Do you sometimes suspect there's a conspiracy between decision-makers in Whitehall and the manufacturers of blood-pressure tablets?

For instance, did you not hear the nation blowing a collective gasket at the news that the Government's preferred candidate for Independent Chief Inspector of Borders and Immigration was 73-year-old John Tucker who happens to live in Finland. So far the row has focused on the “totally ludicrous” travel arrangements. But there is another issue. This job has been done satisfactorily by an interim boss for the past eight months and, we are now told, can be performed perfectly well by someone of pensionable age working from home in Helsinki. So is it really a job at all? Would it ever be missed? Why not clear the desk, lock the office and see what happens? Think of the money we might save.

A few years ago, a friend with a sailing boat moaned about the wind: “It's either full bloody on or full bloody off.” I remembered that conversation a few days ago, contemplating the magnificent kite we bought our grandson seven weeks ago, still unwrapped. From the moment he received it on Christmas Day until now in mid-February, there's been either no wind or far too much wind. In all the dire warnings about climate change, I can't recall anyone mentioning kites.

According to a survey in the Times, almost half of Brits aged 18-27 believe this is a racist country and only 11 per cent of them would fight for Britain.
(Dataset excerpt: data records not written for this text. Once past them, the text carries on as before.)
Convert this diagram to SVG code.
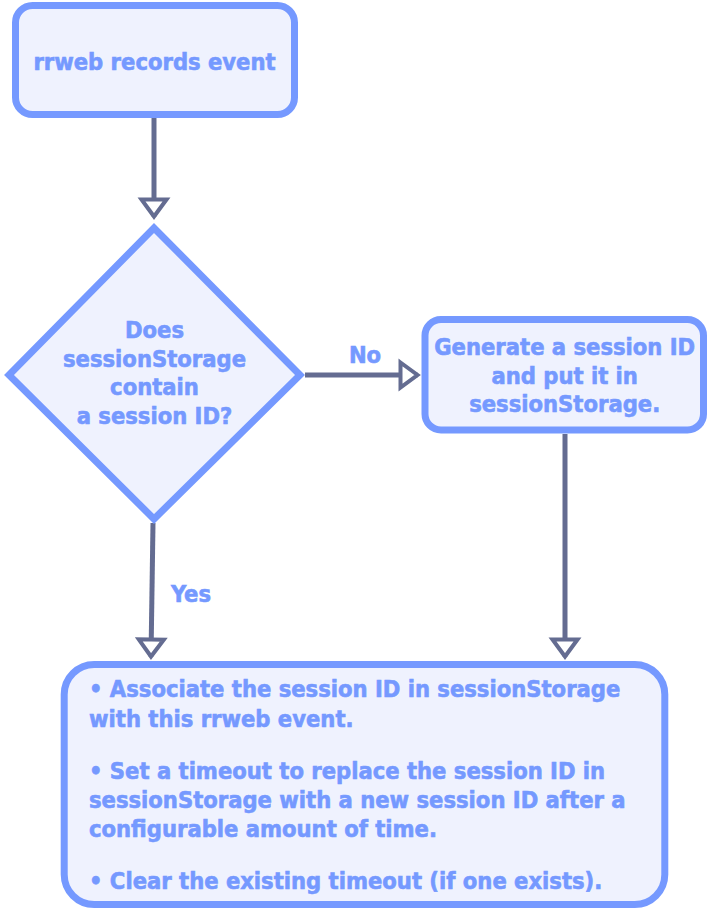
<svg xmlns="http://www.w3.org/2000/svg" width="708" height="918" viewBox="0 0 708 918">
  <style>
    .box { fill: #eff2fe; stroke: #7599ff; stroke-width: 7; }
    .lbl { font-family: "DejaVu Sans Condensed", "DejaVu Sans", sans-serif; font-stretch: condensed; font-weight: bold; font-size: 23.5px; fill: #7599ff; stroke: #7599ff; stroke-width: 0.6; }
    .mid { text-anchor: middle; }
    .edge { fill: none; stroke: #646c91; stroke-width: 5; }
  </style>
  <defs>
    <marker id="arrow" viewBox="0 0 28 28" markerWidth="28" markerHeight="28" markerUnits="userSpaceOnUse" refX="21" refY="14" orient="auto" overflow="visible">
      <path d="M4,1.5 L21,14 L4,26.5 Z" fill="#ffffff" stroke="#646c91" stroke-width="4"/>
    </marker>
  </defs>
  <rect width="708" height="918" fill="#ffffff"/>

  <g id="connectors">
    <path class="edge" d="M154,118 L154,216.5" marker-end="url(#arrow)"/>
    <path class="edge" d="M305,375 L417.5,375" marker-end="url(#arrow)"/>
    <text class="lbl mid" x="365" y="363">No</text>
    <path class="edge" d="M153,523 L151,656.5" marker-end="url(#arrow)"/>
    <text class="lbl mid" x="191" y="601.5">Yes</text>
    <path class="edge" d="M565,434 L565,656.5" marker-end="url(#arrow)"/>
  </g>

  <g id="node-record">
    <rect class="box" x="15.5" y="5.5" width="279" height="109" rx="17"/>
    <text class="lbl mid" x="154.5" y="70">rrweb records event</text>
  </g>

  <g id="node-decision">
    <polygon class="box" points="154,228 300,375 154,519 9,375"/>
    <text class="lbl mid" x="154.5" y="338">Does</text>
    <text class="lbl mid" x="154.5" y="366.5">sessionStorage</text>
    <text class="lbl mid" x="154.5" y="395">contain</text>
    <text class="lbl mid" x="154.5" y="423.5">a session ID?</text>
  </g>

  <g id="node-generate">
    <rect class="box" x="425" y="319.5" width="278.5" height="110.5" rx="16"/>
    <text class="lbl mid" x="564.7" y="355">Generate a session ID</text>
    <text class="lbl mid" x="564.7" y="383.7">and put it in</text>
    <text class="lbl mid" x="564.7" y="412.4">sessionStorage.</text>
  </g>

  <g id="node-actions">
    <rect class="box" x="64.2" y="664.5" width="600.6" height="240" rx="30"/>
    <text class="lbl" x="89" y="697">• Associate the session ID in sessionStorage</text>
    <text class="lbl" x="89" y="726.5">with this rrweb event.</text>
    <text class="lbl" x="89" y="779">• Set a timeout to replace the session ID in</text>
    <text class="lbl" x="89" y="808">sessionStorage with a new session ID after a</text>
    <text class="lbl" x="89" y="837">configurable amount of time.</text>
    <text class="lbl" x="89" y="889">• Clear the existing timeout (if one exists).</text>
  </g>
</svg>
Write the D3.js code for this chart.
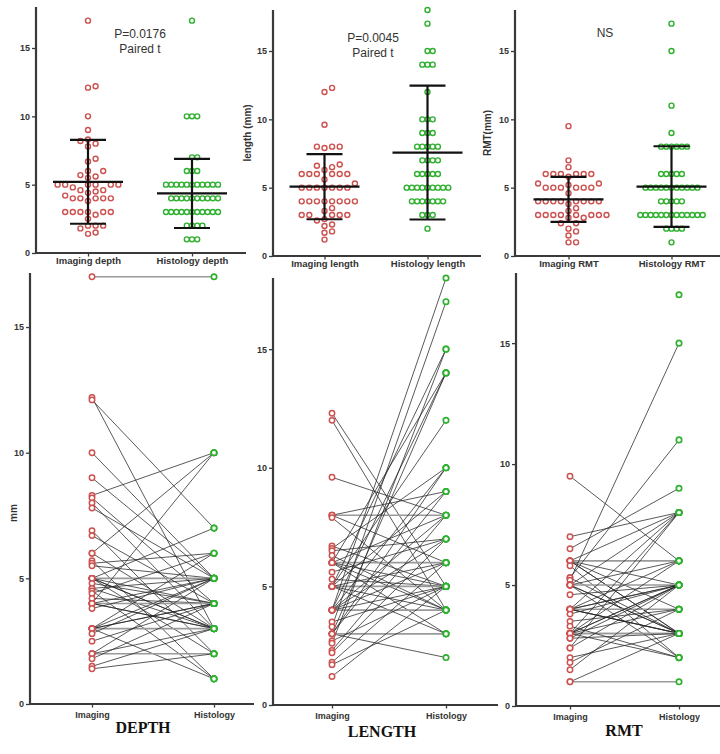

I can understand Generation Z's aversion to fighting. Guns and bombs are very noisy and do not fit at all well into a sofa-based snowflake lifestyle. But Britain being racist? Wherever do they get such ideas?

Repeated surveys show Britain to be one of the least racist countries in the world. A couple of years ago the World Values Survey asked if people felt uncomfortable about the idea of living next door to somebody of a different race. The Brits scored a minuscule two per cent, the second best result in the world, after Brazil. Sing it loud and sing it proud: we are good people.